The DoD also noted in the statement that “while JEDI is one solution for unmet enterprise wide cloud capability gaps, DoD is, and will remain, a multi-vendor, multi-cloud environment. The scale and complexity of DoD missions require cloud capabilities from multiple vendors.”
In terms of the JEDI contract, the project is intended to “improve the speed and effectiveness” of the U.S. military using cloud technologies, the DoD has said.
Earlier this month, Bloomberg reported that Microsoft is in danger of losing the contract due to the prospect of continued lengthy litigation. While the DoD has fought the AWS challenges to date, the department appears to be losing patience with the delay in the execution of the contract, according to the report.
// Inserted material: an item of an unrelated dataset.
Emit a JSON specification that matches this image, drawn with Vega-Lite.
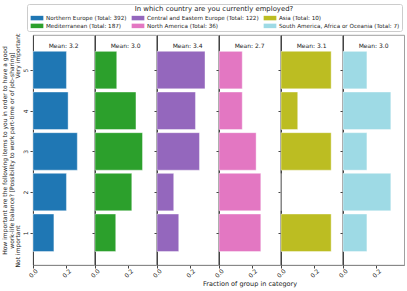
{
  "$schema": "https://vega.github.io/schema/vega-lite/v6.json",
  "padding": {"left": 0, "top": 3, "right": 5, "bottom": 0},
  "bounds": "flush",
  "spacing": 0,
  "config": {
    "font": "DejaVu Sans",
    "view": {"stroke": "#888", "strokeWidth": 0.8},
    "axis": {"grid": false, "labelFontSize": 6, "labelColor": "#222", "tickColor": "#444", "tickSize": 3, "domainColor": "#444", "titleFontSize": 6, "titleFontWeight": "normal", "titleColor": "#222"},
    "legend": {"orient": "none", "legendX": -6, "legendY": -31, "direction": "horizontal", "columns": 3, "gridAlign": "each", "titleAnchor": "middle", "titleFontSize": 6.9, "titleFontWeight": "normal", "titleColor": "#222", "titleLimit": 400, "labelLimit": 300, "labelFontSize": 5.65, "labelColor": "#222", "symbolType": "M-2.4,-0.85H2.4V0.85H-2.4Z", "symbolSize": 28, "symbolOffset": 5, "symbolStrokeWidth": 0, "symbolOpacity": 1, "strokeColor": "#ccc", "fillColor": "white", "padding": 2, "cornerRadius": 2, "rowPadding": 2, "columnPadding": 3, "labelOffset": 6, "titlePadding": 2}
  },
  "datasets": {
    "rows": [
      {"label": "Northern Europe (Total: 392)", "cat": 1, "frac": 0.125},
      {"label": "Northern Europe (Total: 392)", "cat": 2, "frac": 0.2},
      {"label": "Northern Europe (Total: 392)", "cat": 3, "frac": 0.265},
      {"label": "Northern Europe (Total: 392)", "cat": 4, "frac": 0.21},
      {"label": "Northern Europe (Total: 392)", "cat": 5, "frac": 0.2},
      {"label": "Mediterranean (Total: 187)", "cat": 1, "frac": 0.124},
      {"label": "Mediterranean (Total: 187)", "cat": 2, "frac": 0.22},
      {"label": "Mediterranean (Total: 187)", "cat": 3, "frac": 0.284},
      {"label": "Mediterranean (Total: 187)", "cat": 4, "frac": 0.245},
      {"label": "Mediterranean (Total: 187)", "cat": 5, "frac": 0.13},
      {"label": "Central and Eastern Europe (Total: 122)", "cat": 1, "frac": 0.13},
      {"label": "Central and Eastern Europe (Total: 122)", "cat": 2, "frac": 0.1},
      {"label": "Central and Eastern Europe (Total: 122)", "cat": 3, "frac": 0.254},
      {"label": "Central and Eastern Europe (Total: 122)", "cat": 4, "frac": 0.23},
      {"label": "Central and Eastern Europe (Total: 122)", "cat": 5, "frac": 0.287},
      {"label": "North America (Total: 36)", "cat": 1, "frac": 0.25},
      {"label": "North America (Total: 36)", "cat": 2, "frac": 0.25},
      {"label": "North America (Total: 36)", "cat": 3, "frac": 0.222},
      {"label": "North America (Total: 36)", "cat": 4, "frac": 0.139},
      {"label": "North America (Total: 36)", "cat": 5, "frac": 0.139},
      {"label": "Asia (Total: 10)", "cat": 1, "frac": 0.3},
      {"label": "Asia (Total: 10)", "cat": 2, "frac": 0},
      {"label": "Asia (Total: 10)", "cat": 3, "frac": 0.3},
      {"label": "Asia (Total: 10)", "cat": 4, "frac": 0.1},
      {"label": "Asia (Total: 10)", "cat": 5, "frac": 0.3},
      {"label": "South America, Africa or Oceania (Total: 7)", "cat": 1, "frac": 0.143},
      {"label": "South America, Africa or Oceania (Total: 7)", "cat": 2, "frac": 0.286},
      {"label": "South America, Africa or Oceania (Total: 7)", "cat": 3, "frac": 0.143},
      {"label": "South America, Africa or Oceania (Total: 7)", "cat": 4, "frac": 0.286},
      {"label": "South America, Africa or Oceania (Total: 7)", "cat": 5, "frac": 0.143}
    ],
    "means": [
      {"label": "Northern Europe (Total: 392)", "mean": "Mean: 3.2"},
      {"label": "Mediterranean (Total: 187)", "mean": "Mean: 3.0"},
      {"label": "Central and Eastern Europe (Total: 122)", "mean": "Mean: 3.4"},
      {"label": "North America (Total: 36)", "mean": "Mean: 2.7"},
      {"label": "Asia (Total: 10)", "mean": "Mean: 3.1"},
      {"label": "South America, Africa or Oceania (Total: 7)", "mean": "Mean: 3.0"}
    ]
  },
  "hconcat": [
    {
      "width": 61.2, "height": 230,
      "layer": [
        {
          "data": {"name": "rows"},
          "transform": [{"filter": "datum.label == 'Northern Europe (Total: 392)'"}],
          "mark": {"type": "bar", "orient": "horizontal", "size": 37.5, "stroke": "white", "strokeOpacity": 0.5, "strokeWidth": 0.8},
          "encoding": {
            "x": {"field": "frac", "type": "quantitative", "scale": {"domain": [0, 0.366], "nice": false}, "axis": {"values": [0, 0.2], "format": ".1f", "labelAngle": -45, "labelAlign": "center", "labelBaseline": "middle", "labelPadding": 5, "title": null, "domainColor": "#888"}},
            "y": {"field": "cat", "type": "quantitative", "scale": {"domain": [0.33, 5.74], "nice": false, "zero": false}, "axis": {"values": [1, 2, 3, 4, 5], "format": "d", "labelAngle": -90, "labelAlign": "center", "labelBaseline": "bottom", "labelPadding": 2, "titleLineHeight": 6.8, "titlePadding": 1, "title": ["How important are the following items to you in order to have a good", "work-life balance? [Possibility to work part-time or of job-sharing]", "Not important\u00a0\u00a0\u00a0\u00a0\u00a0\u00a0\u00a0\u00a0\u00a0\u00a0\u00a0\u00a0\u00a0\u00a0\u00a0\u00a0\u00a0\u00a0\u00a0\u00a0\u00a0\u00a0\u00a0\u00a0\u00a0\u00a0\u00a0\u00a0\u00a0\u00a0\u00a0\u00a0\u00a0\u00a0\u00a0\u00a0\u00a0\u00a0\u00a0\u00a0\u00a0\u00a0\u00a0\u00a0\u00a0\u00a0\u00a0\u00a0\u00a0\u00a0\u00a0\u00a0\u00a0\u00a0\u00a0\u00a0\u00a0\u00a0\u00a0\u00a0\u00a0\u00a0\u00a0\u00a0\u00a0\u00a0\u00a0\u00a0\u00a0\u00a0\u00a0\u00a0\u00a0\u00a0\u00a0\u00a0\u00a0Very important"]}},
            "color": {"field": "label", "type": "nominal", "scale": {"domain": ["Northern Europe (Total: 392)", "Central and Eastern Europe (Total: 122)", "Asia (Total: 10)", "Mediterranean (Total: 187)", "North America (Total: 36)", "South America, Africa or Oceania (Total: 7)"], "range": ["#1f77b4", "#9467bd", "#bcbd22", "#2ca02c", "#e377c2", "#9edae5"]}, "legend": {"title": "In which country are you currently employed?"}}
          }
        },
        {
          "data": {"name": "means"},
          "transform": [{"filter": "datum.label == 'Northern Europe (Total: 392)'"}],
          "mark": {"type": "text", "fontSize": 6, "baseline": "middle", "color": "#222"},
          "encoding": {"x": {"datum": 0.183, "type": "quantitative"}, "y": {"datum": 5.6, "type": "quantitative"}, "text": {"field": "mean"}}
        }
      ]
    },
    {
      "width": 61.2, "height": 230,
      "layer": [
        {
          "data": {"name": "rows"},
          "transform": [{"filter": "datum.label == 'Mediterranean (Total: 187)'"}],
          "mark": {"type": "bar", "orient": "horizontal", "size": 37.5, "stroke": "white", "strokeOpacity": 0.5, "strokeWidth": 0.8},
          "encoding": {
            "x": {"field": "frac", "type": "quantitative", "scale": {"domain": [0, 0.366], "nice": false}, "axis": {"values": [0, 0.2], "format": ".1f", "labelAngle": -45, "labelAlign": "center", "labelBaseline": "middle", "labelPadding": 5, "title": null, "domainColor": "#888"}},
            "y": {"field": "cat", "type": "quantitative", "scale": {"domain": [0.33, 5.74], "nice": false, "zero": false}, "axis": {"values": [1, 2, 3, 4, 5], "labels": false, "title": null}},
            "color": {"field": "label", "type": "nominal"}
          }
        },
        {
          "data": {"name": "means"},
          "transform": [{"filter": "datum.label == 'Mediterranean (Total: 187)'"}],
          "mark": {"type": "text", "fontSize": 6, "baseline": "middle", "color": "#222"},
          "encoding": {"x": {"datum": 0.183, "type": "quantitative"}, "y": {"datum": 5.6, "type": "quantitative"}, "text": {"field": "mean"}}
        }
      ]
    },
    {
      "width": 61.2, "height": 230,
      "layer": [
        {
          "data": {"name": "rows"},
          "transform": [{"filter": "datum.label == 'Central and Eastern Europe (Total: 122)'"}],
          "mark": {"type": "bar", "orient": "horizontal", "size": 37.5, "stroke": "white", "strokeOpacity": 0.5, "strokeWidth": 0.8},
          "encoding": {
            "x": {"field": "frac", "type": "quantitative", "scale": {"domain": [0, 0.366], "nice": false}, "axis": {"values": [0, 0.2], "format": ".1f", "labelAngle": -45, "labelAlign": "center", "labelBaseline": "middle", "labelPadding": 5, "title": null, "domainColor": "#888"}},
            "y": {"field": "cat", "type": "quantitative", "scale": {"domain": [0.33, 5.74], "nice": false, "zero": false}, "axis": {"values": [1, 2, 3, 4, 5], "labels": false, "title": null}},
            "color": {"field": "label", "type": "nominal"}
          }
        },
        {
          "data": {"name": "means"},
          "transform": [{"filter": "datum.label == 'Central and Eastern Europe (Total: 122)'"}],
          "mark": {"type": "text", "fontSize": 6, "baseline": "middle", "color": "#222"},
          "encoding": {"x": {"datum": 0.183, "type": "quantitative"}, "y": {"datum": 5.6, "type": "quantitative"}, "text": {"field": "mean"}}
        }
      ]
    },
    {
      "width": 61.2, "height": 230,
      "layer": [
        {
          "data": {"name": "rows"},
          "transform": [{"filter": "datum.label == 'North America (Total: 36)'"}],
          "mark": {"type": "bar", "orient": "horizontal", "size": 37.5, "stroke": "white", "strokeOpacity": 0.5, "strokeWidth": 0.8},
          "encoding": {
            "x": {"field": "frac", "type": "quantitative", "scale": {"domain": [0, 0.366], "nice": false}, "axis": {"values": [0, 0.2], "format": ".1f", "labelAngle": -45, "labelAlign": "center", "labelBaseline": "middle", "labelPadding": 5, "domainColor": "#888", "title": "Fraction of group in category", "titleFontSize": 6.5, "titlePadding": 2}},
            "y": {"field": "cat", "type": "quantitative", "scale": {"domain": [0.33, 5.74], "nice": false, "zero": false}, "axis": {"values": [1, 2, 3, 4, 5], "labels": false, "title": null}},
            "color": {"field": "label", "type": "nominal"}
          }
        },
        {
          "data": {"name": "means"},
          "transform": [{"filter": "datum.label == 'North America (Total: 36)'"}],
          "mark": {"type": "text", "fontSize": 6, "baseline": "middle", "color": "#222"},
          "encoding": {"x": {"datum": 0.183, "type": "quantitative"}, "y": {"datum": 5.6, "type": "quantitative"}, "text": {"field": "mean"}}
        }
      ]
    },
    {
      "width": 61.2, "height": 230,
      "layer": [
        {
          "data": {"name": "rows"},
          "transform": [{"filter": "datum.label == 'Asia (Total: 10)'"}],
          "mark": {"type": "bar", "orient": "horizontal", "size": 37.5, "stroke": "white", "strokeOpacity": 0.5, "strokeWidth": 0.8},
          "encoding": {
            "x": {"field": "frac", "type": "quantitative", "scale": {"domain": [0, 0.366], "nice": false}, "axis": {"values": [0, 0.2], "format": ".1f", "labelAngle": -45, "labelAlign": "center", "labelBaseline": "middle", "labelPadding": 5, "title": null, "domainColor": "#888"}},
            "y": {"field": "cat", "type": "quantitative", "scale": {"domain": [0.33, 5.74], "nice": false, "zero": false}, "axis": {"values": [1, 2, 3, 4, 5], "labels": false, "title": null}},
            "color": {"field": "label", "type": "nominal"}
          }
        },
        {
          "data": {"name": "means"},
          "transform": [{"filter": "datum.label == 'Asia (Total: 10)'"}],
          "mark": {"type": "text", "fontSize": 6, "baseline": "middle", "color": "#222"},
          "encoding": {"x": {"datum": 0.183, "type": "quantitative"}, "y": {"datum": 5.6, "type": "quantitative"}, "text": {"field": "mean"}}
        }
      ]
    },
    {
      "width": 61.2, "height": 230,
      "layer": [
        {
          "data": {"name": "rows"},
          "transform": [{"filter": "datum.label == 'South America, Africa or Oceania (Total: 7)'"}],
          "mark": {"type": "bar", "orient": "horizontal", "size": 37.5, "stroke": "white", "strokeOpacity": 0.5, "strokeWidth": 0.8},
          "encoding": {
            "x": {"field": "frac", "type": "quantitative", "scale": {"domain": [0, 0.366], "nice": false}, "axis": {"values": [0, 0.2], "format": ".1f", "labelAngle": -45, "labelAlign": "center", "labelBaseline": "middle", "labelPadding": 5, "title": null, "domainColor": "#888"}},
            "y": {"field": "cat", "type": "quantitative", "scale": {"domain": [0.33, 5.74], "nice": false, "zero": false}, "axis": {"values": [1, 2, 3, 4, 5], "labels": false, "title": null}},
            "color": {"field": "label", "type": "nominal"}
          }
        },
        {
          "data": {"name": "means"},
          "transform": [{"filter": "datum.label == 'South America, Africa or Oceania (Total: 7)'"}],
          "mark": {"type": "text", "fontSize": 6, "baseline": "middle", "color": "#222"},
          "encoding": {"x": {"datum": 0.183, "type": "quantitative"}, "y": {"datum": 5.6, "type": "quantitative"}, "text": {"field": "mean"}}
        }
      ]
    }
  ],
  "resolve": {"scale": {"color": "shared"}}
}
The latest challenge from AWS, filed in December in the U.S. Court of Federal Claims, included accusations that President Donald Trump’s “unapologetic bias” against Amazon and its CEO Jeff Bezos tainted the awarding of the JEDI contract.
The judge in the federal claims case, Patricia Campbell-Smith, could rule “at any time” on whether to dismiss the AWS allegations, Bloomberg reported. Alternatively, the judge could grant the AWS request for further discovery in the case.
According to AWS, the Trump administration was operating in an “increasingly corrupt environment” when it awarded the JEDI contract to Microsoft.
President Trump frequently criticized Amazon and Bezos in attacks partially stemming from Bezos’ ownership of The Washington Post, a newspaper unaffiliated with Amazon that Trump believed had been unduly critical of his administration.
In a filing in December responding to AWS, Microsoft said that legally, the allegations from AWS needed to have been raised prior to the awarding of the contract. The DoD also said that what AWS is attempting to do is not permitted under legal precedent.
In his email to CRN, Schooner said that “during the prior administration, it was pretty clear that DoD had dug in its heels, so rethinking [the JEDI award] didn’t appear to be an option.”
But there’s an argument to be made for re-soliciting the award in some fashion at this point, he said.
“Many think [that] would make sense given the criticism of the original procurement strategy, the passage of time, the evolution of the marketplace, etc.,” Schooner said.
AWS is the No. 1 public cloud provider by market share, though Microsoft’s Azure cloud platform is the second largest and has been gaining ground against AWS in recent years, according to data from Synergy Research Group.